One of the attendees at the screening was Graham Allison, the founding dean of Harvard’s Kennedy School of Government and the director of its Belfer Center for Science and International Affairs, who held high Pentagon posts under Reagan and Clinton. Allison’s “Nuclear Terrorism: The Ultimate Preventable Catastrophe,” which has just been published in an expanded paperback edition, is the indispensable text on the subject. “Americans are no safer from a nuclear terrorist attack today than we were on September 10, 2001,” he writes.

... In 1991, thanks to the initiative of Senator Lugar and then-Senator Nunn, the United States launched a program aimed at giving the Russians financial and technical help in “locking down” their bombs and other weapons-adaptable nuclear material subject to theft or diversion.

Fourteen years later, half of Russia’s material is still unsecured, and at the present rate the job won’t be finished until 2022. We don’t have that long. If the President cared to make the effort, it could be finished in four years or less.
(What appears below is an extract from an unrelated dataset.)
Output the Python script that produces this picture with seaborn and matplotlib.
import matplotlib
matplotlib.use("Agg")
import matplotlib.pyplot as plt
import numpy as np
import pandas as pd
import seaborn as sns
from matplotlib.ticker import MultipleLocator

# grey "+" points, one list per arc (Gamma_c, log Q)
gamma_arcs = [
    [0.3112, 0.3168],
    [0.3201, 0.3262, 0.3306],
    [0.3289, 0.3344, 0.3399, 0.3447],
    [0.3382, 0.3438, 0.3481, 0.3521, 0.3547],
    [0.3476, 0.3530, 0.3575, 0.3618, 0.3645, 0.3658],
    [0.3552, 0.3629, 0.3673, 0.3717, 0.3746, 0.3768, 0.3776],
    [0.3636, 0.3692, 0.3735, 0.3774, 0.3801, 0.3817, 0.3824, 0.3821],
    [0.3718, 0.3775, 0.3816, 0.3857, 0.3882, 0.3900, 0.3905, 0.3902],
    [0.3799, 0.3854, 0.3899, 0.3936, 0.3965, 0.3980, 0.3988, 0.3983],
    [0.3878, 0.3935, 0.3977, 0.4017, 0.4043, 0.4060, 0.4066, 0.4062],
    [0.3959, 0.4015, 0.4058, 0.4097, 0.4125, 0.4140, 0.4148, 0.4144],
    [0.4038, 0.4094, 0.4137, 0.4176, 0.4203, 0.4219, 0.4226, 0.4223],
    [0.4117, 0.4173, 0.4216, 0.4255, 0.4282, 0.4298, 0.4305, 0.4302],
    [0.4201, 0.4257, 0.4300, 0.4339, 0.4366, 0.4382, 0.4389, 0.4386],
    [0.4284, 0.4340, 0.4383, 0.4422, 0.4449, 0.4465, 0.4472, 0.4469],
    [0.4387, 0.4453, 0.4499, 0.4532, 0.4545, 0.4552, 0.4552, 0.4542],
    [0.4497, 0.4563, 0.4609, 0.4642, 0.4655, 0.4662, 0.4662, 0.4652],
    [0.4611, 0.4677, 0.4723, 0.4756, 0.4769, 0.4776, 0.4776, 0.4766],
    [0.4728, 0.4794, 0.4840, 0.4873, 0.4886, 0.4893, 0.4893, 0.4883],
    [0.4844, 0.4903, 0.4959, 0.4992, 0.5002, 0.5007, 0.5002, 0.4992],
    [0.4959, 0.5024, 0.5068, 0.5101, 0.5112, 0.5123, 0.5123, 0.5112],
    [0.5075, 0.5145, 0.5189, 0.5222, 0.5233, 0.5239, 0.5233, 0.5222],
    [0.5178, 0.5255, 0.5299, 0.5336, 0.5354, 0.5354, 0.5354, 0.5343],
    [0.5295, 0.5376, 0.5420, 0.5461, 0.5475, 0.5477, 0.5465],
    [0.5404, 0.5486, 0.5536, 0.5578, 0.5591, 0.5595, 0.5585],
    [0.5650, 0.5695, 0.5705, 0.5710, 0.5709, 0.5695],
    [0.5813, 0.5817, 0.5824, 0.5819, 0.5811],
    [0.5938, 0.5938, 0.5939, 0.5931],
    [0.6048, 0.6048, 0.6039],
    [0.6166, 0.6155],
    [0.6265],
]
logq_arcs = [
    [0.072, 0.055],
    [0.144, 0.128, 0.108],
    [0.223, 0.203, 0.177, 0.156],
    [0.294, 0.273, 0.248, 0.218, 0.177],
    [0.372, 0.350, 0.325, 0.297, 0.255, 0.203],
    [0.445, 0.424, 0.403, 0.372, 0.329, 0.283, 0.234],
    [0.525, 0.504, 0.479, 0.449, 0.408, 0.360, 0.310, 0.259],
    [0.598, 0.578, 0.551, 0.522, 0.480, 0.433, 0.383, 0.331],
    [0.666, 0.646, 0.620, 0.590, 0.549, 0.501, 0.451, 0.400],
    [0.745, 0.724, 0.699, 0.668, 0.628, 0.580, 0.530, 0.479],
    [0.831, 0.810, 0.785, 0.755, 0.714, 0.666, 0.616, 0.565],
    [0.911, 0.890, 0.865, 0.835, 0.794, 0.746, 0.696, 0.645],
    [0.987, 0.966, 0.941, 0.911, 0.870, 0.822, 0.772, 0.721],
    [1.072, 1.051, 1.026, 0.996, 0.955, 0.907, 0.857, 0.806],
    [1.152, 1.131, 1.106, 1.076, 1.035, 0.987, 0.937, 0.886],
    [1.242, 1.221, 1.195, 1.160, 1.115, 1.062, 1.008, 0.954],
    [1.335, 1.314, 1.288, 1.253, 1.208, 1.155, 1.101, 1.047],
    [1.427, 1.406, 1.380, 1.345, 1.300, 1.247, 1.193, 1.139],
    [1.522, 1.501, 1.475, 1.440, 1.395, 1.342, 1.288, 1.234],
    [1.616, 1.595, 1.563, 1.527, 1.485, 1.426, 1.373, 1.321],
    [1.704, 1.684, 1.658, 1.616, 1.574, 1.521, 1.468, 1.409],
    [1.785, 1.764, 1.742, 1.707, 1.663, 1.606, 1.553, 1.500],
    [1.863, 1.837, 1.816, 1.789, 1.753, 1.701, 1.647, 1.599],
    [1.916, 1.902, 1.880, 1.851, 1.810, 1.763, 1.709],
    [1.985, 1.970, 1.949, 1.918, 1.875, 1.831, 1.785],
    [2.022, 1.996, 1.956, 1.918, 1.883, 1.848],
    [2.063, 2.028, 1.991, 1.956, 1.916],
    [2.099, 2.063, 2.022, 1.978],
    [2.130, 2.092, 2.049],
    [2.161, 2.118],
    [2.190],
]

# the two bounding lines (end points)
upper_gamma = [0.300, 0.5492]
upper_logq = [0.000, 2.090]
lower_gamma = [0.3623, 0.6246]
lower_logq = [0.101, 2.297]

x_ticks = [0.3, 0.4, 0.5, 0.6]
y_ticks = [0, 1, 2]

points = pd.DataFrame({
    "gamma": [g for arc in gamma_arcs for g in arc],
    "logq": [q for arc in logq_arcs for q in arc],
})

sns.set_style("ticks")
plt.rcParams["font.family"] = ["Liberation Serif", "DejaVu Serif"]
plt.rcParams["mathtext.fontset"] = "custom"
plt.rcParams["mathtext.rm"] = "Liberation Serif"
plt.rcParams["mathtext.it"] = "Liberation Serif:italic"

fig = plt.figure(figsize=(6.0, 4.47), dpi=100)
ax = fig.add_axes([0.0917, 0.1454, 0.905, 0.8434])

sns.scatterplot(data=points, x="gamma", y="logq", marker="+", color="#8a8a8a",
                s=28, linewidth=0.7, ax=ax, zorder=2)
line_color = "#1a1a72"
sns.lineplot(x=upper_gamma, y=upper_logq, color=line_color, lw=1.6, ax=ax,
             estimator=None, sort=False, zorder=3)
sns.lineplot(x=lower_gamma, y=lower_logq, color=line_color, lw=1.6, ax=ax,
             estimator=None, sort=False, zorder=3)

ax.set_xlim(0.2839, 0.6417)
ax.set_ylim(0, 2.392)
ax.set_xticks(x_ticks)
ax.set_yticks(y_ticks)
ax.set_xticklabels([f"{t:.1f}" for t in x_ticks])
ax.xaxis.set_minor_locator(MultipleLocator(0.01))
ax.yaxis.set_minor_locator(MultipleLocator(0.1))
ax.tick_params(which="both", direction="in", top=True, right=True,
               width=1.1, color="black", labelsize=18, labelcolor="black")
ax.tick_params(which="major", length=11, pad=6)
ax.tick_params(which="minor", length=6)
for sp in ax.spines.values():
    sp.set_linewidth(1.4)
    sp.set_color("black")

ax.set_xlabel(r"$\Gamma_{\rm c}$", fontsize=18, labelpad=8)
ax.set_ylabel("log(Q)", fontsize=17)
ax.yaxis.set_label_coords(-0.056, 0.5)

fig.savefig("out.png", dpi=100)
Also in urgent need of attention are about a hundred civilian laboratories and reactors in dozens of countries, including the United States — all containing bomb-grade material, some protected by no more than a night watchman and a chain-link fence.

... After the September 11th attacks, Condoleezza Rice said that no one had imagined planes being smashed into buildings. After Hurricane Katrina, President Bush said that no one had imagined the breach of the levees. These statements were untrue, of course, but Rice and Bush probably believed them at the time.

What no one can say, or can have said in good faith for many years, is that no one has imagined nuclear terrorism, and not just onscreen.